PROBLEM DESCRIPTION =>
Exactly as written, quote every line that follows, skipping the images.

start

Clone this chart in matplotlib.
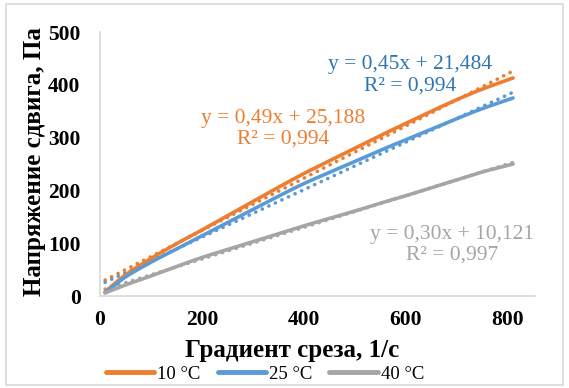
import numpy as np
import matplotlib
matplotlib.use("Agg")
import matplotlib.pyplot as plt
from matplotlib.patches import Rectangle

plt.rcParams['font.family'] = ['Liberation Serif', 'DejaVu Serif']

shear_rate = [10, 50, 100, 150, 200, 250, 300, 350, 400, 450, 500, 550, 600, 650, 700, 750, 810]
stress_10 = [8, 40, 71, 99, 125, 152, 179, 206, 232, 256, 280, 304, 327, 350, 372, 392, 413]
stress_25 = [6, 36, 64, 89, 114, 139, 164, 189, 213, 234, 255, 276, 296, 316, 336, 355, 375]
stress_40 = [6, 21, 38, 56, 73, 88, 103, 118, 133, 147, 161, 176, 190, 205, 220, 235, 250]
series_labels = ['10 °C', '25 °C', '40 °C']
colors = ['#ED7D31', '#5B9BD5', '#A5A5A5']
text_colors = ['#ED7D31', '#2E75B6', '#A5A5A5']
trend_slope = [0.495, 0.45, 0.30]
trend_intercept = [25.188, 21.484, 10.121]
eq_labels = ['y = 0,49x + 25,188\nR² = 0,994',
             'y = 0,45x + 21,484\nR² = 0,994',
             'y = 0,30x + 10,121\nR² = 0,997']
eq_pos = [(360, 316), (608, 418), (690, 97)]
x_ticks = [0, 200, 400, 600, 800]
y_ticks = [0, 100, 200, 300, 400, 500]


def catmull_rom(x, y, n=20):
    x = np.asarray(x, float); y = np.asarray(y, float)
    px = np.concatenate([[2 * x[0] - x[1]], x, [2 * x[-1] - x[-2]]])
    py = np.concatenate([[2 * y[0] - y[1]], y, [2 * y[-1] - y[-2]]])
    ox, oy = [], []
    for i in range(1, len(px) - 2):
        t = np.linspace(0, 1, n, endpoint=False)
        for arr, out in ((px, ox), (py, oy)):
            p0, p1, p2, p3 = arr[i - 1], arr[i], arr[i + 1], arr[i + 2]
            out.extend(0.5 * ((2 * p1) + (-p0 + p2) * t + (2 * p0 - 5 * p1 + 4 * p2 - p3) * t ** 2
                              + (-p0 + 3 * p1 - 3 * p2 + p3) * t ** 3))
    ox.append(x[-1]); oy.append(y[-1])
    return np.array(ox), np.array(oy)


W, H = 569, 388
fig = plt.figure(figsize=(W / 100, H / 100), dpi=100)
fig.patches.append(Rectangle((6 / W, 3 / H), 557 / W, 381 / H, transform=fig.transFigure,
                             fill=False, edgecolor='#D9D9D9', linewidth=1.2))
ax = fig.add_axes([100 / W, (H - 296) / H, 435 / W, 264 / H])

for ys, c, lab, m, b in zip([stress_10, stress_25, stress_40], colors, series_labels,
                            trend_slope, trend_intercept):
    sx, sy = catmull_rom(shear_rate, ys)
    ax.plot(sx, sy, color=c, lw=2.6, label=lab, solid_capstyle='round', zorder=3)
    tx = np.array([shear_rate[0], shear_rate[-1]], float)
    ax.plot(tx, m * tx + b, color=c, lw=2.6, linestyle=(0, (0.05, 1.95)),
            dash_capstyle='round', zorder=2)

for txt, (px, py), c in zip(eq_labels, eq_pos, text_colors):
    ax.text(px, py, txt, color=c, fontsize=15.5, ha='center', va='center',
            linespacing=1.12, zorder=4)

ax.set_xlim(0, 853)
ax.set_ylim(0, 500)
ax.set_xticks(x_ticks)
ax.set_yticks(y_ticks)
for s in ['top', 'right']:
    ax.spines[s].set_visible(False)
for s in ['left', 'bottom']:
    ax.spines[s].set_color('#D9D9D9')
    ax.spines[s].set_linewidth(1.2)
ax.tick_params(length=0, labelsize=15.5)
ax.tick_params(axis='y', pad=14)
ax.tick_params(axis='x', pad=10)
for lbl in ax.get_xticklabels() + ax.get_yticklabels():
    lbl.set_fontweight('bold')

fig.text(292 / W, 1 - 351 / H, 'Градиент среза, 1/с', fontsize=18, fontweight='bold',
         ha='center', va='center')
fig.text(35 / W, 1 - 162 / H, 'Напряжение сдвига, Па', fontsize=18, fontweight='bold',
         ha='center', va='center', rotation=90)

fig.legend(loc='center', bbox_to_anchor=(265 / W, 1 - 374 / H), ncol=3, frameon=False,
           fontsize=13.5, handlelength=2.6, handletextpad=0.15, columnspacing=0.9,
           borderpad=0, borderaxespad=0)
for line in fig.legends[0].get_lines():
    line.set_linewidth(3.5)

fig.savefig('out.png', dpi=100)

end

RESPONSE =>
Clone this chart in matplotlib.
import numpy as np
import matplotlib
matplotlib.use("Agg")
import matplotlib.pyplot as plt
from matplotlib.patches import Rectangle

plt.rcParams['font.family'] = ['Liberation Serif', 'DejaVu Serif']

shear_rate = [10, 50, 100, 150, 200, 250, 300, 350, 400, 450, 500, 550, 600, 650, 700, 750, 810]
stress_10 = [8, 40, 71, 99, 125, 152, 179, 206, 232, 256, 280, 304, 327, 350, 372, 392, 413]
stress_25 = [6, 36, 64, 89, 114, 139, 164, 189, 213, 234, 255, 276, 296, 316, 336, 355, 375]
stress_40 = [6, 21, 38, 56, 73, 88, 103, 118, 133, 147, 161, 176, 190, 205, 220, 235, 250]
series_labels = ['10 °C', '25 °C', '40 °C']
colors = ['#ED7D31', '#5B9BD5', '#A5A5A5']
text_colors = ['#ED7D31', '#2E75B6', '#A5A5A5']
trend_slope = [0.495, 0.45, 0.30]
trend_intercept = [25.188, 21.484, 10.121]
eq_labels = ['y = 0,49x + 25,188\nR² = 0,994',
             'y = 0,45x + 21,484\nR² = 0,994',
             'y = 0,30x + 10,121\nR² = 0,997']
eq_pos = [(360, 316), (608, 418), (690, 97)]
x_ticks = [0, 200, 400, 600, 800]
y_ticks = [0, 100, 200, 300, 400, 500]


def catmull_rom(x, y, n=20):
    x = np.asarray(x, float); y = np.asarray(y, float)
    px = np.concatenate([[2 * x[0] - x[1]], x, [2 * x[-1] - x[-2]]])
    py = np.concatenate([[2 * y[0] - y[1]], y, [2 * y[-1] - y[-2]]])
    ox, oy = [], []
    for i in range(1, len(px) - 2):
        t = np.linspace(0, 1, n, endpoint=False)
        for arr, out in ((px, ox), (py, oy)):
            p0, p1, p2, p3 = arr[i - 1], arr[i], arr[i + 1], arr[i + 2]
            out.extend(0.5 * ((2 * p1) + (-p0 + p2) * t + (2 * p0 - 5 * p1 + 4 * p2 - p3) * t ** 2
                              + (-p0 + 3 * p1 - 3 * p2 + p3) * t ** 3))
    ox.append(x[-1]); oy.append(y[-1])
    return np.array(ox), np.array(oy)


W, H = 569, 388
fig = plt.figure(figsize=(W / 100, H / 100), dpi=100)
fig.patches.append(Rectangle((6 / W, 3 / H), 557 / W, 381 / H, transform=fig.transFigure,
                             fill=False, edgecolor='#D9D9D9', linewidth=1.2))
ax = fig.add_axes([100 / W, (H - 296) / H, 435 / W, 264 / H])

for ys, c, lab, m, b in zip([stress_10, stress_25, stress_40], colors, series_labels,
                            trend_slope, trend_intercept):
    sx, sy = catmull_rom(shear_rate, ys)
    ax.plot(sx, sy, color=c, lw=2.6, label=lab, solid_capstyle='round', zorder=3)
    tx = np.array([shear_rate[0], shear_rate[-1]], float)
    ax.plot(tx, m * tx + b, color=c, lw=2.6, linestyle=(0, (0.05, 1.95)),
            dash_capstyle='round', zorder=2)

for txt, (px, py), c in zip(eq_labels, eq_pos, text_colors):
    ax.text(px, py, txt, color=c, fontsize=15.5, ha='center', va='center',
            linespacing=1.12, zorder=4)

ax.set_xlim(0, 853)
ax.set_ylim(0, 500)
ax.set_xticks(x_ticks)
ax.set_yticks(y_ticks)
for s in ['top', 'right']:
    ax.spines[s].set_visible(False)
for s in ['left', 'bottom']:
    ax.spines[s].set_color('#D9D9D9')
    ax.spines[s].set_linewidth(1.2)
ax.tick_params(length=0, labelsize=15.5)
ax.tick_params(axis='y', pad=14)
ax.tick_params(axis='x', pad=10)
for lbl in ax.get_xticklabels() + ax.get_yticklabels():
    lbl.set_fontweight('bold')

fig.text(292 / W, 1 - 351 / H, 'Градиент среза, 1/с', fontsize=18, fontweight='bold',
         ha='center', va='center')
fig.text(35 / W, 1 - 162 / H, 'Напряжение сдвига, Па', fontsize=18, fontweight='bold',
         ha='center', va='center', rotation=90)

fig.legend(loc='center', bbox_to_anchor=(265 / W, 1 - 374 / H), ncol=3, frameon=False,
           fontsize=13.5, handlelength=2.6, handletextpad=0.15, columnspacing=0.9,
           borderpad=0, borderaxespad=0)
for line in fig.legends[0].get_lines():
    line.set_linewidth(3.5)

fig.savefig('out.png', dpi=100)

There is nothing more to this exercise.